Reputation: 13
I have a subroutine that is called through another script to read the HTML file. Below is the code.
sub read_html
{
$data=`cat "$_[0]"`;
use HTML::TableExtract;
print "CALLING read_html to read $_[0]\n";
#my $self = shift;
print "$_[1]";
$te = HTML::TableExtract->new( headers => [($_[1])] );
$te->parse($data);
my $line_cnt=0;
# Examine all matching tables
foreach $ts ($te->tables)
{
if ($ts->rows ne "")
{
foreach $row ($ts->rows)
{
foreach (@$row) { $_='' unless defined $_; }
print @$row;
if (@$row[0] ne ' ' and @$row[0] ne '' and
@$row[0] ne "\n" and @$row[0] ne "\t")
{
$line_cnt++;
}
}
}
return $line_cnt;
}
}
When I run the above script, it doesn’t show me the HTML table data when the header is passed as the variable.
$te = HTML::TableExtract->new( headers => [($_[1])] );
However if I replace the expression $_[1]
with the hard coded values like below, it returns all the column values under the specified headers
$te = HTML::TableExtract->new(
headers => [("PO Number",
"Invoice Number",
"DC Number",
"Store Number",
"Invoice Amount",
"Discount",
"Amount Paid")] );
I am calling the subroutine as read_html($file, $headers)
where $file
is a file name and $headers
holds the header values, comma separated.
Any help would be greatly appreciated.
Upvotes: 0
Views: 705
Reputation: 14714
I am calling the subroutine as read_html($file, $headers) where $file is a file name and $headers as the header values comma separated.
The headers parameter of HTML::TableExtract->new
expects a reference to an array of strings, where each string is a separate header.

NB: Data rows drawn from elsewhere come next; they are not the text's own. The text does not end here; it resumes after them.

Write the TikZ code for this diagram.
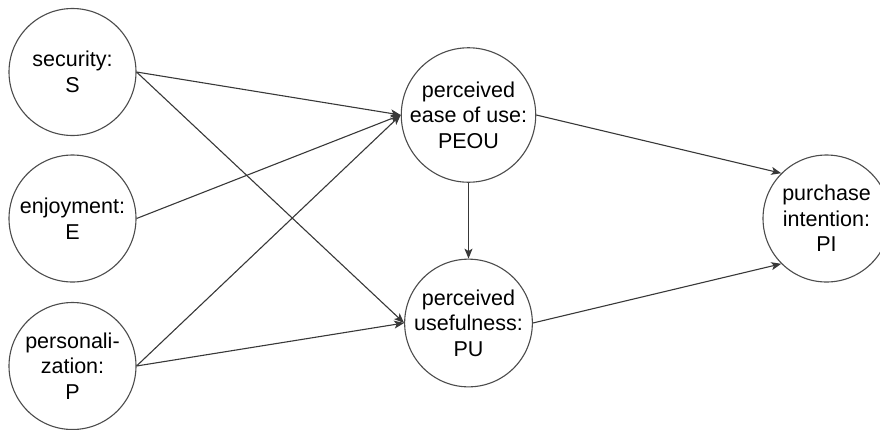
\documentclass[tikz,border=0pt]{standalone}
\usepackage{fontspec}
\setmainfont{Liberation Sans}
\usetikzlibrary{arrows.meta}

\begin{document}
\begin{tikzpicture}[x=1pt,y=-1pt,
  construct/.style={circle, draw=black!70, line width=1.1pt, fill=white,
    minimum size=127pt, inner sep=0pt, align=center,
    font=\fontsize{21.5}{25.5}\selectfont},
  path/.style={draw=black!78, line width=1.1pt,
    -{Stealth[length=10pt,width=8pt,inset=2.5pt]}}
]
  \useasboundingbox (0,0) rectangle (880,429);
  \clip (0,0) rectangle (880,429);

  % external factors
  \node[construct] (S) at (72.5,72) {security:\\S};
  \node[construct] (E) at (72.5,218.5) {enjoyment:\\E};
  \node[construct] (P) at (72.5,366) {personali-\\zation:\\P};

  % TAM constructs
  \node[construct] (PEOU) at (468.5,115) {perceived\\ease of use:\\PEOU};
  \node[construct] (PU)   at (468.5,323) {perceived\\usefulness:\\PU};
  \node[construct] (PI)   at (826.5,218.5) {purchase\\intention:\\PI};

  % hypothesised paths
  \draw[path] (S.east) -- (PEOU.west);
  \draw[path] (S.east) -- (PU.west);
  \draw[path] (E.east) -- (PEOU.west);
  \draw[path] (P.east) -- (PEOU.west);
  \draw[path] (P.east) -- (PU.west);
  \draw[path] (PEOU.south) -- (PU.north);
  \draw[path] (PEOU.east) -- (PI.north west);
  \draw[path] (PU.east) -- (PI.south west);
\end{tikzpicture}
\end{document}
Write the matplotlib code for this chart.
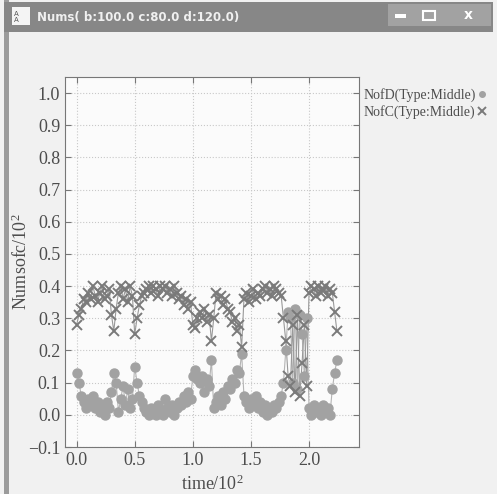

It sounds like you are instead passing it a reference to an array containing a single string containing comma characters.
my @headers = split m(\s*,\s*), $_[1];
$te = HTML::TableExtract->new( headers => \@headers );
If this is not correct, then your question needs to be more specific with regards to how you are calling read_html
.
Upvotes: 1